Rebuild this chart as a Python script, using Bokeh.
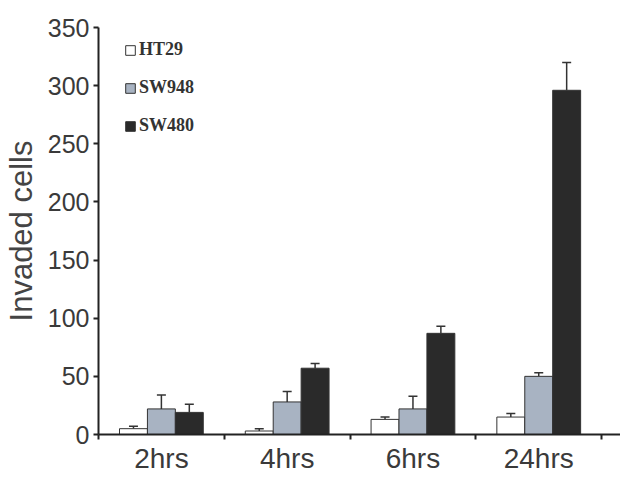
from bokeh.plotting import figure
from bokeh.models import ColumnDataSource, FixedTicker, Legend, LegendItem, Whisker, TeeHead, Range1d
from bokeh.embed import file_html
from bokeh.resources import INLINE

categories = ["2hrs", "4hrs", "6hrs", "24hrs"]
series = ["HT29", "SW948", "SW480"]
ht29 = [5, 3, 13, 15]
ht29_err = [2, 2, 2, 3]
sw948 = [22, 28, 22, 50]
sw948_err = [12, 9, 11, 3]
sw480 = [19, 57, 87, 296]
sw480_err = [7, 4, 6, 24]
colors = ["#ffffff", "#a8b3c2", "#2a2a2a"]

p = figure(width=620, height=476, output_backend="svg", toolbar_location=None,
           x_range=Range1d(0, 4.15), y_range=Range1d(0, 350),
           min_border_left=97, min_border_top=27, min_border_bottom=42, min_border_right=0)
p.xgrid.visible = False
p.ygrid.visible = False
p.outline_line_color = None

bw = 0.222
offsets = [-bw, 0.0, bw]
renderers = []
for vals, errs, col, off in zip([ht29, sw948, sw480], [ht29_err, sw948_err, sw480_err], colors, offsets):
    xs = [i + 0.5 + off for i in range(len(categories))]
    src = ColumnDataSource(dict(x=xs, top=vals, up=[v + e for v, e in zip(vals, errs)]))
    r = p.vbar(x="x", top="top", width=bw, bottom=0, source=src, fill_color=col,
               line_color="#333333", line_width=1)
    renderers.append(r)
    w = Whisker(source=src, base="x", lower="top", upper="up", dimension="height",
                line_color="#333333", line_width=1.5,
                upper_head=TeeHead(size=9, line_color="#333333", line_width=1.5), lower_head=None)
    p.add_layout(w)

legend = Legend(items=[LegendItem(label=s, renderers=[r]) for s, r in zip(series, renderers)],
                location=(26, 298), glyph_width=12, glyph_height=12, label_height=18,
                spacing=17, padding=0, margin=0, border_line_color=None,
                background_fill_alpha=0, label_text_font="Liberation Serif",
                label_text_font_style="bold", label_text_font_size="18px",
                label_text_color="#333333", label_standoff=3)
p.add_layout(legend)

# axes
p.yaxis.ticker = FixedTicker(ticks=list(range(0, 351, 50)))
p.yaxis.axis_label = "Invaded cells"
p.yaxis.axis_label_text_font = "Liberation Sans"
p.yaxis.axis_label_text_font_style = "normal"
p.yaxis.axis_label_text_font_size = "31px"
p.yaxis.axis_label_text_color = "#444444"
p.yaxis.axis_label_standoff = 6
p.yaxis.major_label_text_font = "Liberation Sans"
p.yaxis.major_label_text_font_size = "25px"
p.yaxis.major_label_text_color = "#3a3a3a"
p.yaxis.major_tick_out = 5
p.yaxis.major_tick_in = 0
p.yaxis.minor_tick_out = 0
p.yaxis.minor_tick_in = 0
p.yaxis.axis_line_width = 2
p.yaxis.axis_line_color = "#222222"
p.yaxis.major_tick_line_color = "#222222"
p.yaxis.major_tick_line_width = 2
p.yaxis.major_label_standoff = 4

centers = [i + 0.5 for i in range(len(categories))]
p.xaxis.ticker = FixedTicker(ticks=centers, minor_ticks=list(range(0, len(categories) + 1)))
p.xaxis.major_label_overrides = {c: lab for c, lab in zip(centers, categories)}
p.xaxis.major_label_text_font = "Liberation Sans"
p.xaxis.major_label_text_font_size = "28px"
p.xaxis.major_label_text_color = "#3a3a3a"
p.xaxis.major_tick_out = 0
p.xaxis.major_tick_in = 0
p.xaxis.minor_tick_out = 5
p.xaxis.minor_tick_in = 0
p.xaxis.minor_tick_line_width = 2
p.xaxis.minor_tick_line_color = "#222222"
p.xaxis.axis_line_width = 2
p.xaxis.axis_line_color = "#222222"
p.xaxis.major_label_standoff = 3

open("out.html", "w").write(file_html(p, INLINE))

+ + + + + + +

Task brief = Quote each line of the listing exactly, but leave the pictures out.

Answer to this problem =
Rebuild this chart as a Python script, using Bokeh.
from bokeh.plotting import figure
from bokeh.models import ColumnDataSource, FixedTicker, Legend, LegendItem, Whisker, TeeHead, Range1d
from bokeh.embed import file_html
from bokeh.resources import INLINE

categories = ["2hrs", "4hrs", "6hrs", "24hrs"]
series = ["HT29", "SW948", "SW480"]
ht29 = [5, 3, 13, 15]
ht29_err = [2, 2, 2, 3]
sw948 = [22, 28, 22, 50]
sw948_err = [12, 9, 11, 3]
sw480 = [19, 57, 87, 296]
sw480_err = [7, 4, 6, 24]
colors = ["#ffffff", "#a8b3c2", "#2a2a2a"]

p = figure(width=620, height=476, output_backend="svg", toolbar_location=None,
           x_range=Range1d(0, 4.15), y_range=Range1d(0, 350),
           min_border_left=97, min_border_top=27, min_border_bottom=42, min_border_right=0)
p.xgrid.visible = False
p.ygrid.visible = False
p.outline_line_color = None

bw = 0.222
offsets = [-bw, 0.0, bw]
renderers = []
for vals, errs, col, off in zip([ht29, sw948, sw480], [ht29_err, sw948_err, sw480_err], colors, offsets):
    xs = [i + 0.5 + off for i in range(len(categories))]
    src = ColumnDataSource(dict(x=xs, top=vals, up=[v + e for v, e in zip(vals, errs)]))
    r = p.vbar(x="x", top="top", width=bw, bottom=0, source=src, fill_color=col,
               line_color="#333333", line_width=1)
    renderers.append(r)
    w = Whisker(source=src, base="x", lower="top", upper="up", dimension="height",
                line_color="#333333", line_width=1.5,
                upper_head=TeeHead(size=9, line_color="#333333", line_width=1.5), lower_head=None)
    p.add_layout(w)

legend = Legend(items=[LegendItem(label=s, renderers=[r]) for s, r in zip(series, renderers)],
                location=(26, 298), glyph_width=12, glyph_height=12, label_height=18,
                spacing=17, padding=0, margin=0, border_line_color=None,
                background_fill_alpha=0, label_text_font="Liberation Serif",
                label_text_font_style="bold", label_text_font_size="18px",
                label_text_color="#333333", label_standoff=3)
p.add_layout(legend)

# axes
p.yaxis.ticker = FixedTicker(ticks=list(range(0, 351, 50)))
p.yaxis.axis_label = "Invaded cells"
p.yaxis.axis_label_text_font = "Liberation Sans"
p.yaxis.axis_label_text_font_style = "normal"
p.yaxis.axis_label_text_font_size = "31px"
p.yaxis.axis_label_text_color = "#444444"
p.yaxis.axis_label_standoff = 6
p.yaxis.major_label_text_font = "Liberation Sans"
p.yaxis.major_label_text_font_size = "25px"
p.yaxis.major_label_text_color = "#3a3a3a"
p.yaxis.major_tick_out = 5
p.yaxis.major_tick_in = 0
p.yaxis.minor_tick_out = 0
p.yaxis.minor_tick_in = 0
p.yaxis.axis_line_width = 2
p.yaxis.axis_line_color = "#222222"
p.yaxis.major_tick_line_color = "#222222"
p.yaxis.major_tick_line_width = 2
p.yaxis.major_label_standoff = 4

centers = [i + 0.5 for i in range(len(categories))]
p.xaxis.ticker = FixedTicker(ticks=centers, minor_ticks=list(range(0, len(categories) + 1)))
p.xaxis.major_label_overrides = {c: lab for c, lab in zip(centers, categories)}
p.xaxis.major_label_text_font = "Liberation Sans"
p.xaxis.major_label_text_font_size = "28px"
p.xaxis.major_label_text_color = "#3a3a3a"
p.xaxis.major_tick_out = 0
p.xaxis.major_tick_in = 0
p.xaxis.minor_tick_out = 5
p.xaxis.minor_tick_in = 0
p.xaxis.minor_tick_line_width = 2
p.xaxis.minor_tick_line_color = "#222222"
p.xaxis.axis_line_width = 2
p.xaxis.axis_line_color = "#222222"
p.xaxis.major_label_standoff = 3

open("out.html", "w").write(file_html(p, INLINE))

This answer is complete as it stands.